The market is separating AI infrastructure winners from AI business-model losers. Nvidia is capturing extraordinary economics from the build-out, but the funding source is a concentrated set of hyperscalers whose free cash flow is expected to compress as capex rises—creating a sustainability question: how long can customers keep spending at today’s pace without pressuring their own valuations, balance sheets, or shareholder tolerance? At the same time, fear that AI tools destabilize software pricing, employment, and competitive moats is weighing on software stocks and even major AI spenders, potentially feeding a reflexive loop: weaker Big Tech stocks → tougher capex scrutiny → slower ordering cycles.
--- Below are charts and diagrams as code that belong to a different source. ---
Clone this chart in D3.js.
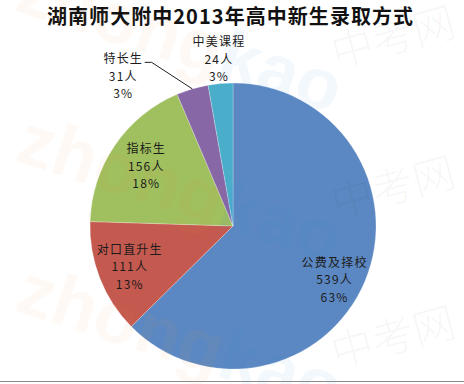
<html>
<head>
<meta charset="utf-8">
<script src="https://cdnjs.cloudflare.com/ajax/libs/d3/7.8.5/d3.min.js"></script>
<style>
  body { margin: 0; background: #fff; }
  text { font-family: "Noto Sans CJK SC", "Noto Sans", sans-serif; }
</style>
</head>
<body>
<div id="chart"></div>
<script>
// data
var categories = ["公费及择校", "对口直升生", "指标生", "特长生", "中美课程"];
var counts = [539, 111, 156, 31, 24];
var percents = ["63%", "13%", "18%", "3%", "3%"];
var colors = ["#5b88c2", "#c4594f", "#a0bf5e", "#8767a6", "#4aaecb"];

var W = 464, H = 384, cx = 233, cy = 226, R = 143;

var svg = d3.select("#chart").append("svg")
    .attr("width", W).attr("height", H);

svg.append("rect").attr("width", W).attr("height", H).attr("fill", "#fff");

// title
svg.append("text")
    .attr("x", 230).attr("y", 24)
    .attr("text-anchor", "middle")
    .attr("font-size", 20).attr("font-weight", "bold")
    .attr("textLength", 366).attr("lengthAdjust", "spacing")
    .attr("fill", "#111")
    .text("湖南师大附中2013年高中新生录取方式");

var pie = d3.pie().sort(null).value(function(d) { return d; });
var arcs = pie(counts);
var arc = d3.arc().innerRadius(0).outerRadius(R);

var g = svg.append("g").attr("transform", "translate(" + cx + "," + cy + ")");
g.selectAll("path.slice").data(arcs).enter().append("path")
    .attr("class", "slice")
    .attr("d", arc)
    .attr("fill", function(d, i) { return colors[i]; })
    .attr("stroke", "#fff").attr("stroke-opacity", 0.35).attr("stroke-width", 0.7);

// faint watermark
[-150, 0, 150].forEach(function(off) {
  var t = svg.append("text")
      .attr("transform", "translate(13," + (160 + off) + ") rotate(18)")
      .attr("font-size", 72).attr("font-weight", "bold")
      .style("font-family", "'Liberation Sans', Arial, sans-serif");
  t.append("tspan").attr("fill", "#f39a4a").attr("fill-opacity", 0.06).text("zhong");
  t.append("tspan").attr("fill", "#2f86d6").attr("fill-opacity", 0.06).text("kao");
  svg.append("text")
      .attr("transform", "translate(336," + (218 + off) + ") rotate(-15)")
      .attr("font-size", 42).attr("font-weight", 300)
      .attr("fill", "#000").attr("fill-opacity", 0.05)
      .text("中考网");
});

// labels
function polar(k, deg) {
  var a = deg * Math.PI / 180;
  return [cx + k * R * Math.sin(a), cy - k * R * Math.cos(a)];
}
function mid(d) { return (d.startAngle + d.endAngle) / 2 * 180 / Math.PI; }

var labelLayout = [
  { k: 0.8, deg: 118 },
  { k: 0.78 },
  { k: 0.74 },
  { k: 1.3, deg: 323.6, leader: true },
  { k: 1.17 }
];

arcs.forEach(function(d, i) {
  var L = labelLayout[i];
  var p = polar(L.k, L.deg != null ? L.deg : mid(d));
  if (L.leader) {
    var e = polar(1.0, mid(d));
    svg.append("path")
        .attr("d", "M" + e[0] + "," + e[1] + "L" + (p[0] + 29) + "," + (p[1] - 14) + "L" + (p[0] + 22) + "," + (p[1] - 14))
        .attr("fill", "none").attr("stroke", "#222").attr("stroke-width", 1);
  }
  var lines = [categories[i], counts[i] + "人", percents[i]];
  var t = svg.append("text")
      .attr("text-anchor", "middle")
      .attr("font-size", 12)
      .attr("letter-spacing", 1.2)
      .attr("fill", "#1b1b1b");
  lines.forEach(function(s, j) {
    t.append("tspan")
        .attr("x", p[0] + 0.6)
        .attr("y", p[1] + (j - 1) * 17.5 + 4.5)
        .text(s);
  });
});

// bottom frame line
svg.append("line")
    .attr("x1", 0).attr("x2", W).attr("y1", 381.5).attr("y2", 381.5)
    .attr("stroke", "#8c8c8c").attr("stroke-width", 1);
</script>
</body>
</html>
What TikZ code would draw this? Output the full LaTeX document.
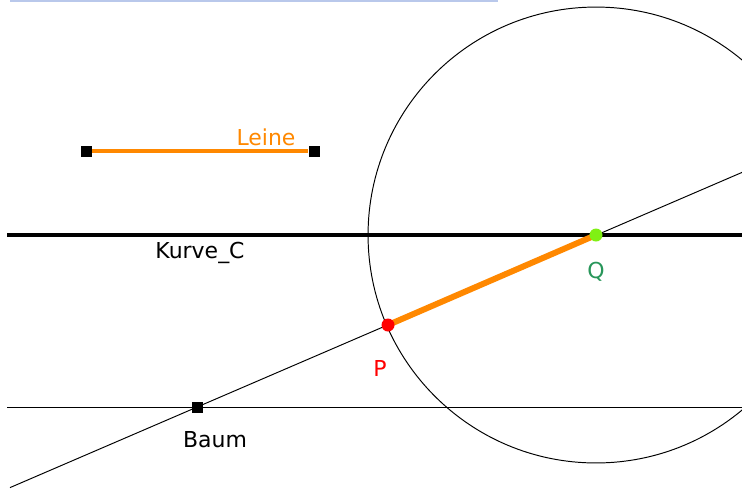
\documentclass[tikz,border=0pt]{standalone}
\usepackage{fontspec}
\setmainfont{DejaVu Sans}
\definecolor{leineorange}{RGB}{255,136,0}
\definecolor{pointred}{RGB}{255,0,0}
\definecolor{pointgreen}{RGB}{128,240,20}
\definecolor{qgreen}{RGB}{40,150,90}
\definecolor{barblue}{RGB}{185,200,235}
\usetikzlibrary{calc}

\begin{document}
\begin{tikzpicture}[x=0.02cm, y=-0.02cm,
  every node/.style={font=\fontsize{12.5}{14}\selectfont},
  sqpoint/.style={fill=black, draw=none, minimum size=0.22cm, inner sep=0pt},
  dotpoint/.style={circle, draw=none, minimum size=0.26cm, inner sep=0pt},
  thinline/.style={black, line width=0.55pt},
  thickline/.style={black, line width=2.3pt},
  rope/.style={leineorange, line width=2.3pt}]
  \useasboundingbox (0,0) rectangle (742,491);
  \clip (0,0) rectangle (742,491);

  % bar along the top edge
  \fill[barblue] (10,0) rectangle (498,2);

  % helper coordinates at the borders
  \coordinate (kl) at (7,235);
  \coordinate (kr) at (742,235);
  \coordinate (bl) at (7,407);
  \coordinate (br) at (742,407);
  \coordinate (sl) at (10,487.6);
  \coordinate (sr) at (742,172.4);

  % Leine
  \node[sqpoint] (l1) at (86,151) {};
  \node[sqpoint] (l2) at (314,151) {};
  \draw[rope] (l1) -- (l2);
  \node[leineorange] (leine) at (266,137) {Leine};

  % Kurve_C and the line through Baum
  \draw[thickline] (kl) -- (kr);
  \node (kurve) at (200,253) {Kurve\_C};
  \draw[thinline] (bl) -- (br);

  % circle round Q with radius Leine
  \coordinate (qc) at (596,235);
  \draw[thinline] (qc) circle (4.56cm);

  % line from Baum through P and Q
  \draw[thinline] (sl) -- (sr);

  % points
  \node[sqpoint] (baum) at (197,407) {};
  \node (baumlabel) at (215,440) {Baum};
  \node[dotpoint] (p) at (388,325) {};
  \node[dotpoint] (q) at (596,235) {};
  \draw[leineorange, line width=3.4pt] (p.center) -- (q.center);
  \node[dotpoint, fill=pointred] at (p) {};
  \node[dotpoint, fill=pointgreen] at (q) {};
  \node[pointred] (plabel) at (380,368) {P};
  \node[qgreen] (qlabel) at (596,272) {Q};
\end{tikzpicture}
\end{document}
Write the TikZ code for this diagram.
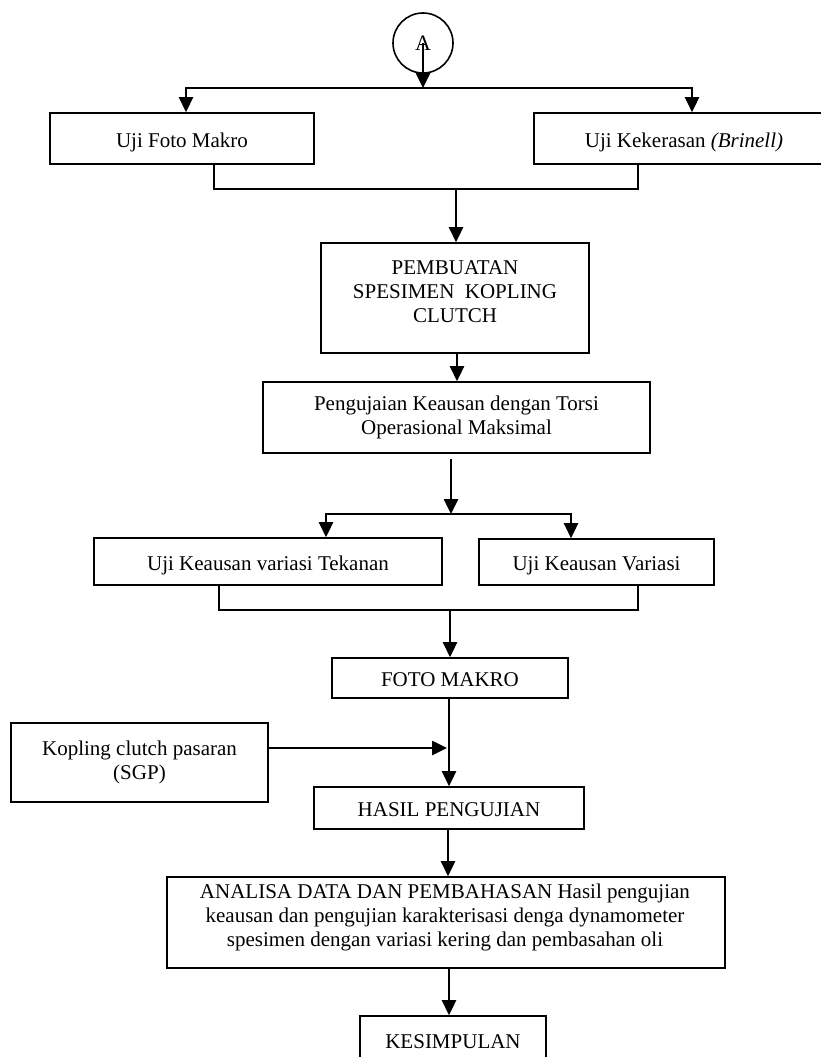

For investors, the key issue is no longer whether Nvidia wins near-term orders; it’s whether the ecosystem that finances those orders stays healthy—and politically durable—enough to keep spending.
What’s Next?
Focus on three signals: (1) hyperscaler capex intent and free-cash-flow trajectories—any moderation could ripple through Nvidia’s growth outlook; (2) evidence of AI-driven software pricing pressure and workload shifts, which could intensify the “disruption” narrative; and (3) policy and public sentiment around AI-driven layoffs, which could trigger regulatory friction and slower adoption. Near term, Nvidia will use its GTC conference to frame the next product cycle (Vera Rubin later this year) and reinforce that AI expansion supports, rather than replaces, software—an important narrative management task as much as a technology roadmap.